Cline’s sophomore release, "American Mojo,” is an “homage to Muscle Shoals,” “oozing with spirit and feel” “through various musical styles” that “reflect Robert’s journey across America”– Americana UK.
The “feels” are just as real, according to Cline. The 13 Track EP was recorded with the legends themselves! Featuring members of "The Swampers” and studio musicians such Spooner Oldham, David Hood, and The Muscle Shoals Horns, (who recorded Hit Songs with artists such as Otis Redding, Aretha Franklin, Etta James, Wicked Wilson Picket, even Bob Dylan).

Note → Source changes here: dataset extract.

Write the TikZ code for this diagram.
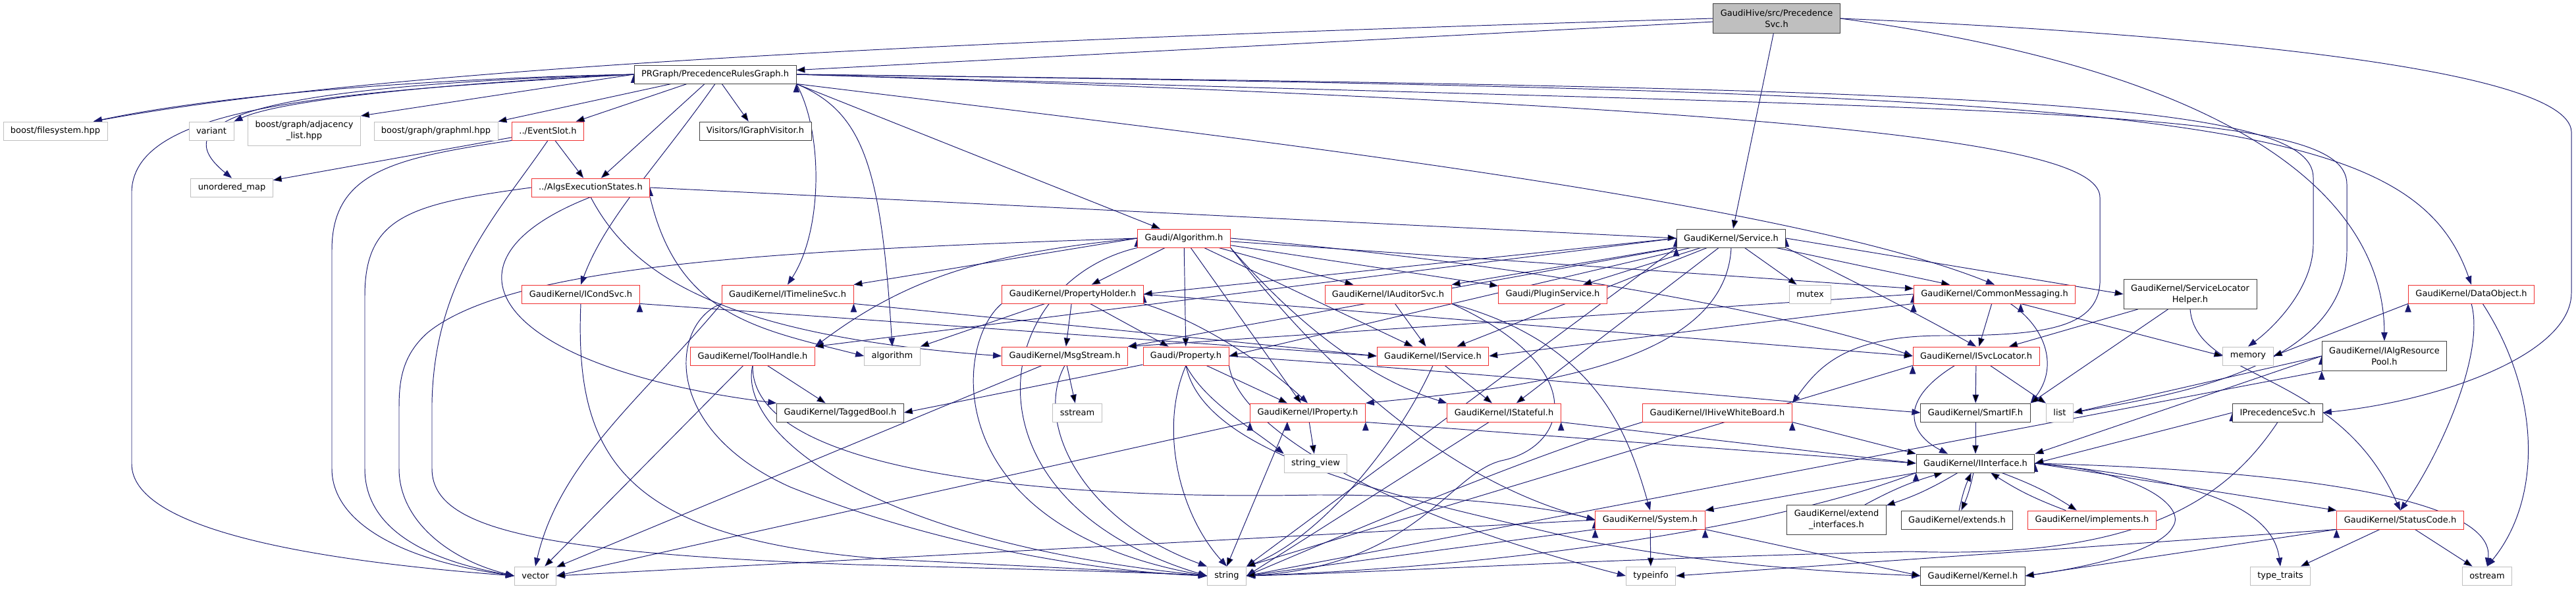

The B side of the album reflects the country heritage of the Shoals, with songs co-written with Earl “Peanutt” Montgomery, songwriter of 73 songs recorded by George Jones and original member of the FAME Gang.
Roots Music Report awarded “American Mojo” a four out of four stars
review (4/4 STARS), with both single and album charting in the TOP 5! The album reached #35 on the American Chart with radio air play on over 190 Americana and country stations.
Since the release of “American Mojo,” Robert has logged three successful European tours and thousands of miles across the US, gaining national and international reviews.
Robert has written toured and performed with many of his heroes, including:
Robert Earl Keen, Buzz Cason, Shelley King, James LeBlanc, Shiny Ribs, Carolyn Wonderland, Delta Moon, Willis Alan Ramsey and many other talented artists.